Dietary modifications are the first treatments that should be tried to treat IBS. There are several types of foods that often trigger characteristic symptoms and signs of IBS.
Try to:

  • Avoid foods that trigger your symptoms
  • Eat high-fiber foods
  • Drink plenty of fluids
  • Exercise regularly
  • Get enough sleep

Eliminate the following things from your diet:

High-gas foods:

If you experience bloating or gas, you might avoid items such as carbonated and alcoholic beverages, caffeine, raw fruit, and certain vegetables, such as cabbage, broccoli and cauliflower.

Gluten:

Some people with IBS can have improvement in diarrhea symptoms if they stop eating gluten such as wheat, barley and rye even if they don't have celiac disease.

FODMAPs:

Some people are sensitive to certain carbohydrates such as fructose, fructans, lactose and others, known as FODMAP. FODMAPs are found in certain grains, vegetables, fruits and dairy products. Your IBS symptoms might ease if you follow a strict low-FODMAP diet and then reintroduce foods one at a time. FODMAP refers to a group of short-chain carbohydrates (Fermentable Oligosaccharides, Disaccharides, Monosaccharides, and Polyols) that are not well absorbed in the small intestine and are rapidly fermented by bacteria in the gut. These bacteria produce gas, which can contribute to IBS symptoms.
A dietitian can help you with these diet changes. If your problems are moderate or severe, especially if you have depression or if stress tends to worsen your symptoms, counseling might be suggested by your doctor.
If dietary modifications and lifestyle changes do not adequately treat the symptoms and signs, medical therapies may be recommended by your doctor.

Medicine for diarrhea:

  • Antidiarrheal medications such as loperamide, attapulgite, and diphenoxylate and atropine can be helpful if loose stools are one of the main signs. Eluxadoline is a prescriptional medicine for the treatment of irritable bowel syndrome with diarrhea (IBS-D).
  • Alosetron or Lotronex has been used for females with IBS who experience severe diarrhea.
  • Rifaximin is an antibiotic for the treatment of irritable bowel syndrome with diarrhea (IBS-D) and IBS-related bloating.
  • Bile acid binders including cholestyramine, colestipol, or colesevelam can help some patients with IBS-D, but can also cause bloating.

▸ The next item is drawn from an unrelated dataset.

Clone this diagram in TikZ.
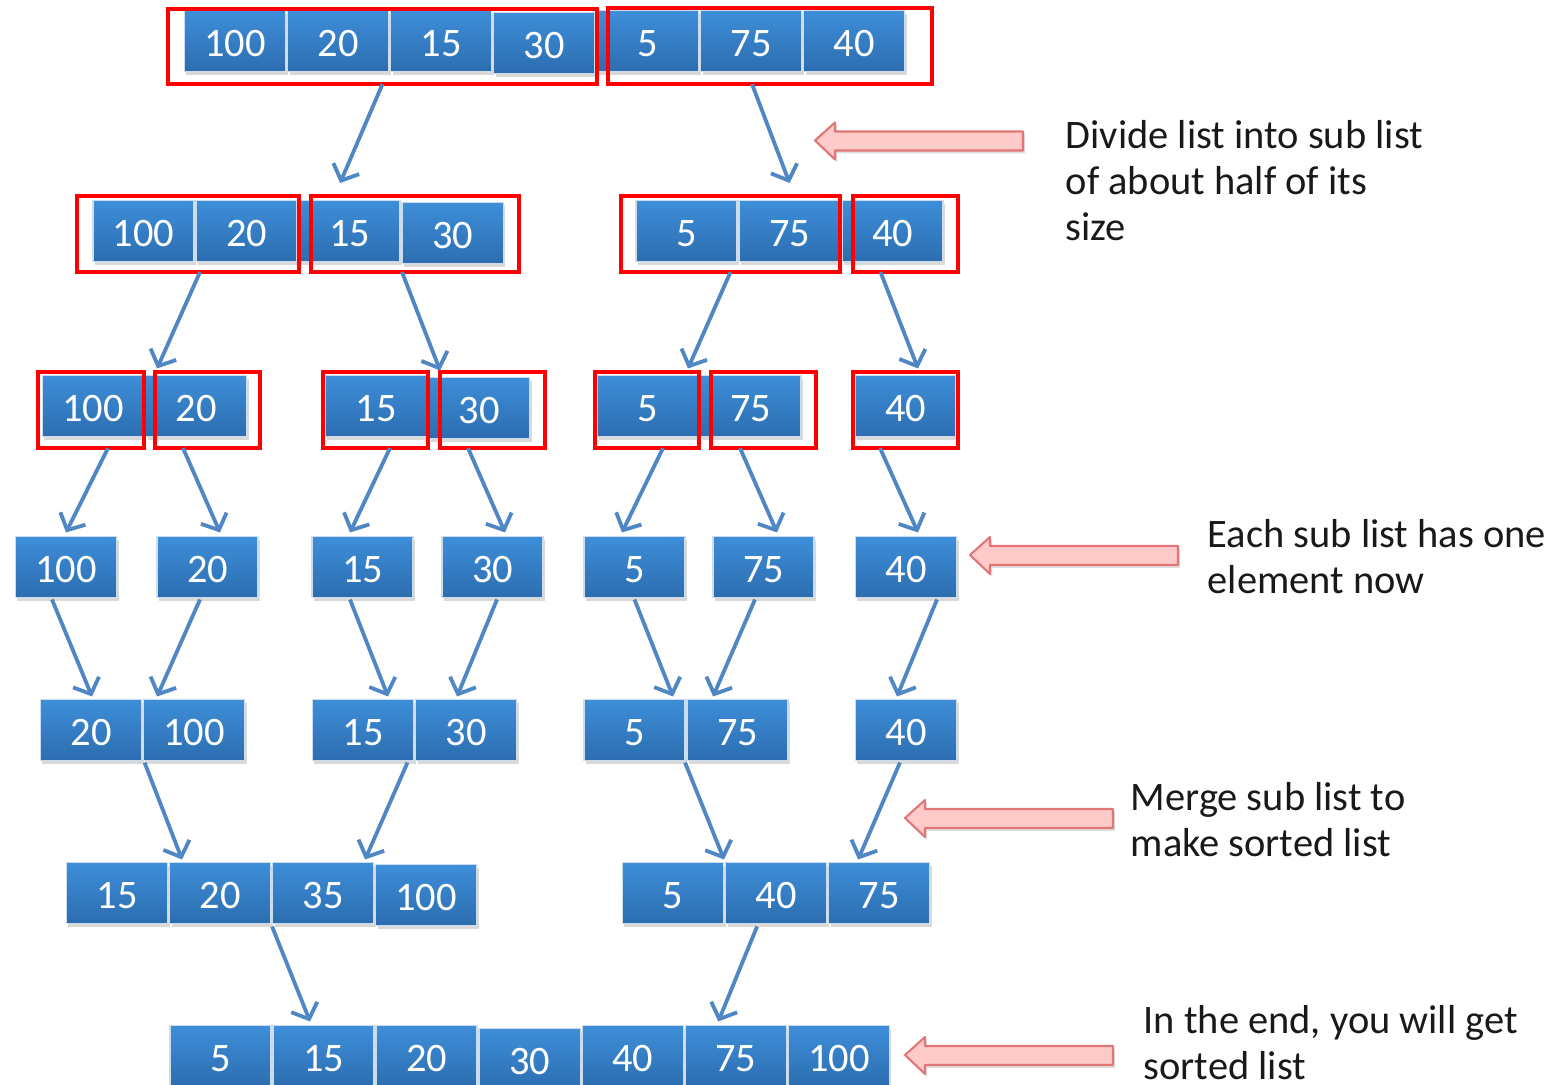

Medicine for constipation medication:

  • Over-the-counter laxatives such as polyethylene glycol 3350 ( (MiraLax), bisacodyl (Dulcolax), and psyllium seed husks (Metamucil) can help relieve constipation and keep bowel movements regular. Senna laxatives such as Senokot, Ex-Lax Gentle Nature may be taken short-term. Prescription laxatives such as lactulose may also be prescribed.
  • Lubiprostone, a laxative, and linaclotide, a constipation medication are two drugs specifically used to treat IBS.
  • SSRI antidepressants fluoxetine, citalopram, sertraline, paroxetine, and escitalopram may be helpful for those with constipation (IBS-C), but they can trigger IBS attacks in patients with diarrhea (IBS-D).
  • Medications to treat pain and cramping in irritable bowel syndrome (IBS):
  • Antispasmodics, such as metoclopramide, dicyclomine, and hyoscyamine, decrease symptoms of pain and cramping.
  • Antidepressants such as amitriptyline, doxepin, desipramine, nortriptyline, and imipramine may help with abdominal pain but due to side effects are usually reserved for severe cases.

Other medication that may help signs and symptoms of irritable bowel syndrome (IBS):

  • Antidepressants in low doses, such as tricyclic antidepressants (TCAs) and selective serotonin reuptake inhibitors (SSRIs), may help relieve symptoms associated with IBS.
  • Bismuth subsalicylate (Pepto-Bismol) and magnesium hydroxide (Milk of Magnesia).
  • Antibiotics may be used when small intestinal bacterial overgrowth (SIBO) is suspected.
  • Antianxiety medications such as diazepam, lorazepam, and clonazepam are occasionally prescribed short-term for people whose anxiety worsens their irritable bowel syndrome symptoms.